■ **WORK TO COMPLETE**
Retype exactly the lines from the line containing "Give me the matplotlib source for this chart." through the line containing "from matplotlib.patches import", both included, and nothing more; skip the pictures.

■ **DATA IN THIS EXERCISE**
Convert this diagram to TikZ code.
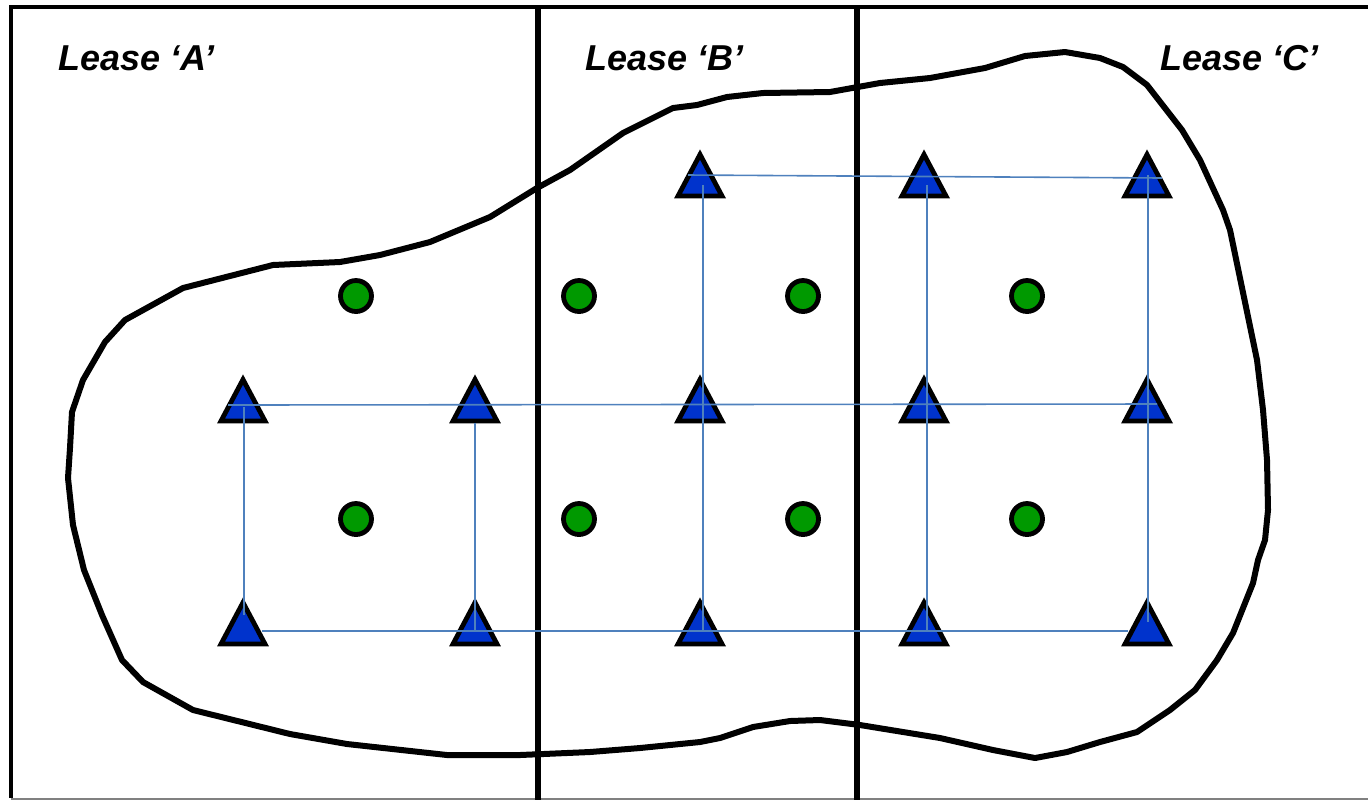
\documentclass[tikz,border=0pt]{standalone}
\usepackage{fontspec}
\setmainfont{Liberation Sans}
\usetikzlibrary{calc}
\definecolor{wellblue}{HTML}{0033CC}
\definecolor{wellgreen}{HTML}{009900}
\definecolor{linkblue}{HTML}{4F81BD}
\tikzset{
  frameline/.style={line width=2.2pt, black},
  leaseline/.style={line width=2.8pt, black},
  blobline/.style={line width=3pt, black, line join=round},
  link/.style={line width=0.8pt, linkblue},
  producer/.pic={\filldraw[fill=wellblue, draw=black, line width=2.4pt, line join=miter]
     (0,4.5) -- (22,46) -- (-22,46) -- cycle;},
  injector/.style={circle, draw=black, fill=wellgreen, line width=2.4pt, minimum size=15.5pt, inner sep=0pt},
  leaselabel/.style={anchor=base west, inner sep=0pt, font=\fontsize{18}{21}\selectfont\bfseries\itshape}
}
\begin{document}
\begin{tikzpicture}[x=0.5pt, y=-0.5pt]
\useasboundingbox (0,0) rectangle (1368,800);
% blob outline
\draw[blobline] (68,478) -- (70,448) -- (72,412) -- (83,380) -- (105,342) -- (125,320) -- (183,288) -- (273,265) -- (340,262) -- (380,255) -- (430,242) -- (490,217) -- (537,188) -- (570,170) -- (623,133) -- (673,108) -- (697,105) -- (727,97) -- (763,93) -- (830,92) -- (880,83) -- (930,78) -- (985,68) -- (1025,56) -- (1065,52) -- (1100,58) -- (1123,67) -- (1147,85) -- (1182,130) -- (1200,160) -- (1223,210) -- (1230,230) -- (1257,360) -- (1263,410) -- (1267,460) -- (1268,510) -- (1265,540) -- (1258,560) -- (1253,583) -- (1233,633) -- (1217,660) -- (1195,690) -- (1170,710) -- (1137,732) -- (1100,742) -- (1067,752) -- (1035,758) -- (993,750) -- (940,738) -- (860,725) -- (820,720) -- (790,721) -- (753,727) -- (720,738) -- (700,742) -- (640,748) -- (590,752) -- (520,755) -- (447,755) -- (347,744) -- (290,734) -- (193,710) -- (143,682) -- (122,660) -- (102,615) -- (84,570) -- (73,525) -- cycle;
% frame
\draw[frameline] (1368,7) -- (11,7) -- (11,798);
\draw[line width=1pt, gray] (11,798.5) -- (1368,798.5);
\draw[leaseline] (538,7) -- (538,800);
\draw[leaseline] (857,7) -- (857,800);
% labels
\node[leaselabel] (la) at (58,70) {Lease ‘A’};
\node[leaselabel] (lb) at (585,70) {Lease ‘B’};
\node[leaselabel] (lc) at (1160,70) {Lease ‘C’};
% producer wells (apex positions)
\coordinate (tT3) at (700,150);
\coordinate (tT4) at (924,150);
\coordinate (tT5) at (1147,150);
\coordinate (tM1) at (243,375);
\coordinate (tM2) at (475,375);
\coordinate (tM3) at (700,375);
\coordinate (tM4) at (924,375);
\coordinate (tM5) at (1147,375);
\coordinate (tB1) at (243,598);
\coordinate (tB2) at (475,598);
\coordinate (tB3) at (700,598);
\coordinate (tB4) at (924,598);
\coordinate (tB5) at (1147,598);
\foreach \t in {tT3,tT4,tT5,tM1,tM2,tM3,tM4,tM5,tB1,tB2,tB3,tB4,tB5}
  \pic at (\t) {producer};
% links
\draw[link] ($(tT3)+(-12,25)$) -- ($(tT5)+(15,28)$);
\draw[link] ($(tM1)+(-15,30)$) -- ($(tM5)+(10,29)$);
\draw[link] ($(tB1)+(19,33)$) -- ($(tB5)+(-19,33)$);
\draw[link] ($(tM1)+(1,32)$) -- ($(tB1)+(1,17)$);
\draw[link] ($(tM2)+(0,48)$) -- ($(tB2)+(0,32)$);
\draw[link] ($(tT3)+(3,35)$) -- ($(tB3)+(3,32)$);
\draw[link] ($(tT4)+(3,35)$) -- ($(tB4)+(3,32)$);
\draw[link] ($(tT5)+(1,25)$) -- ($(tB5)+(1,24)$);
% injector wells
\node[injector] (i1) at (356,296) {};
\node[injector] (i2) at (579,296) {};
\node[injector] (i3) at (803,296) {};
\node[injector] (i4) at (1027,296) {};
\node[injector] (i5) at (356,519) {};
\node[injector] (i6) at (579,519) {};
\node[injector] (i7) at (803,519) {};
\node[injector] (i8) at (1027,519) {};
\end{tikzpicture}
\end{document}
==
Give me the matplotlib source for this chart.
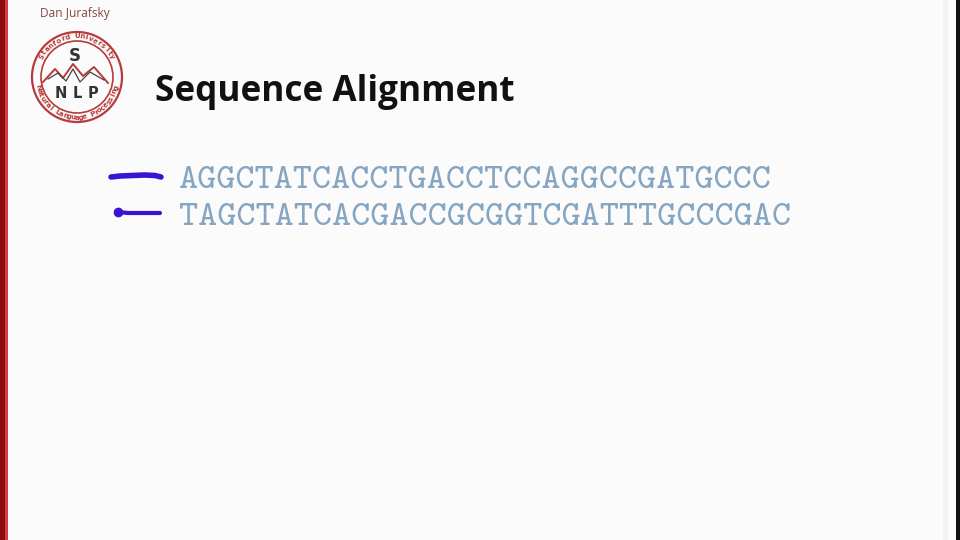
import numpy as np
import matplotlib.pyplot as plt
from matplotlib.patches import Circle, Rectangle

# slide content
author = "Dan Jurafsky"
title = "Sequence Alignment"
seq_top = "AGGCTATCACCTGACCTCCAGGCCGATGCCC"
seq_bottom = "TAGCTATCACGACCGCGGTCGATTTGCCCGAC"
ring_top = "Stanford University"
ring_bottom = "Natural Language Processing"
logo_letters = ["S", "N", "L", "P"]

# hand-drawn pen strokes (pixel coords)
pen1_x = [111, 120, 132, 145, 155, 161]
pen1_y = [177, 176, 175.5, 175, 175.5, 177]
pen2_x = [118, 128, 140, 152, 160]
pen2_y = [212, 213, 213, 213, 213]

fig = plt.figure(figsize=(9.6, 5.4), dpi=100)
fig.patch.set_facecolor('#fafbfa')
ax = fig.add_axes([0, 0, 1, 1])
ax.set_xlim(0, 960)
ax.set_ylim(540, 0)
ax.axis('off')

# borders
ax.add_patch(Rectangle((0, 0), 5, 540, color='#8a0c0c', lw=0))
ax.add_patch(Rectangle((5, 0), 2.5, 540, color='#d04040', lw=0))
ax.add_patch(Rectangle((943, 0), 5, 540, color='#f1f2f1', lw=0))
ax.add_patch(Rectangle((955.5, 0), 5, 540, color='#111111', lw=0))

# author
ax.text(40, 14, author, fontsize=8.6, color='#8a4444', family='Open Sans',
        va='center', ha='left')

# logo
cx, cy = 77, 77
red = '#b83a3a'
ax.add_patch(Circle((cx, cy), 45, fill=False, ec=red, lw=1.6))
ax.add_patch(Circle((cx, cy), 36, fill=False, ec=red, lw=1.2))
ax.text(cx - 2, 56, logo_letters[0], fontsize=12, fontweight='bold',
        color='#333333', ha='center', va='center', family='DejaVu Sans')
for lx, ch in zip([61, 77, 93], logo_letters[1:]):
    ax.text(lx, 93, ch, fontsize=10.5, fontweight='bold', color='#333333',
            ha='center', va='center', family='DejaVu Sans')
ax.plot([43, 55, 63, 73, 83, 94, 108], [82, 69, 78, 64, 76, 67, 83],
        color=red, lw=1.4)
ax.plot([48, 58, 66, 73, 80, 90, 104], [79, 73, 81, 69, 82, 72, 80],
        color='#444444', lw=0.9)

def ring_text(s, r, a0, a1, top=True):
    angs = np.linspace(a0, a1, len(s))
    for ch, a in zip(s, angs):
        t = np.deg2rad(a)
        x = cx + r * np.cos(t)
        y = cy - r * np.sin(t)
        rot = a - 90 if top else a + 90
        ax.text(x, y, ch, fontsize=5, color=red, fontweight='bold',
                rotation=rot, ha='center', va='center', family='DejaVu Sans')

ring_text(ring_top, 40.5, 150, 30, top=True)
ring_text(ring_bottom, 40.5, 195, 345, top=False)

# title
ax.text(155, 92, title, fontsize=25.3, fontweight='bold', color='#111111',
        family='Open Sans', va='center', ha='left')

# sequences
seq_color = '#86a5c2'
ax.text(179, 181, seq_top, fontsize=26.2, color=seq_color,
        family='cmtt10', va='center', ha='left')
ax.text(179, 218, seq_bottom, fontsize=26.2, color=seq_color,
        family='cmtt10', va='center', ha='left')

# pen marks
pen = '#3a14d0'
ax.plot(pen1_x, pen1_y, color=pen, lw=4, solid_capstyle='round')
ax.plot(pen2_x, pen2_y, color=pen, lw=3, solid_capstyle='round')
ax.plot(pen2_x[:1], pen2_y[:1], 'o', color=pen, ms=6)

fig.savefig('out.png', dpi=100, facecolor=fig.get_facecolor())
---
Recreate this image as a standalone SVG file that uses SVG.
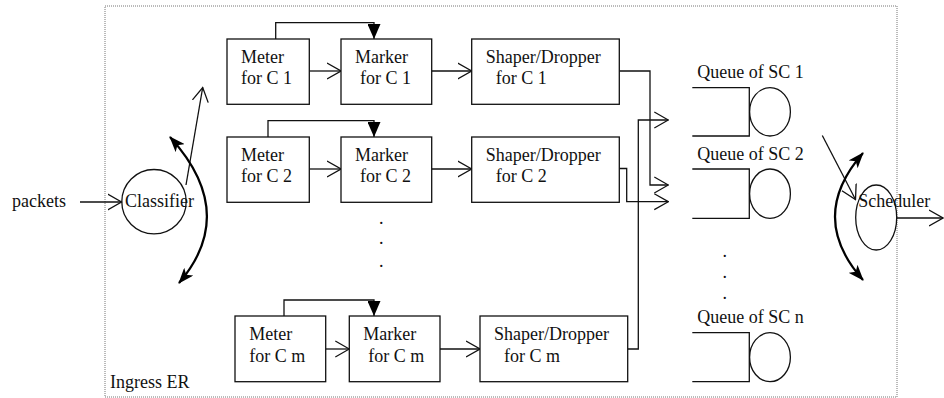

■ **EXERCISE OUTPUT**
Give me the matplotlib source for this chart.
import numpy as np
import matplotlib.pyplot as plt
from matplotlib.patches import Circle, Rectangle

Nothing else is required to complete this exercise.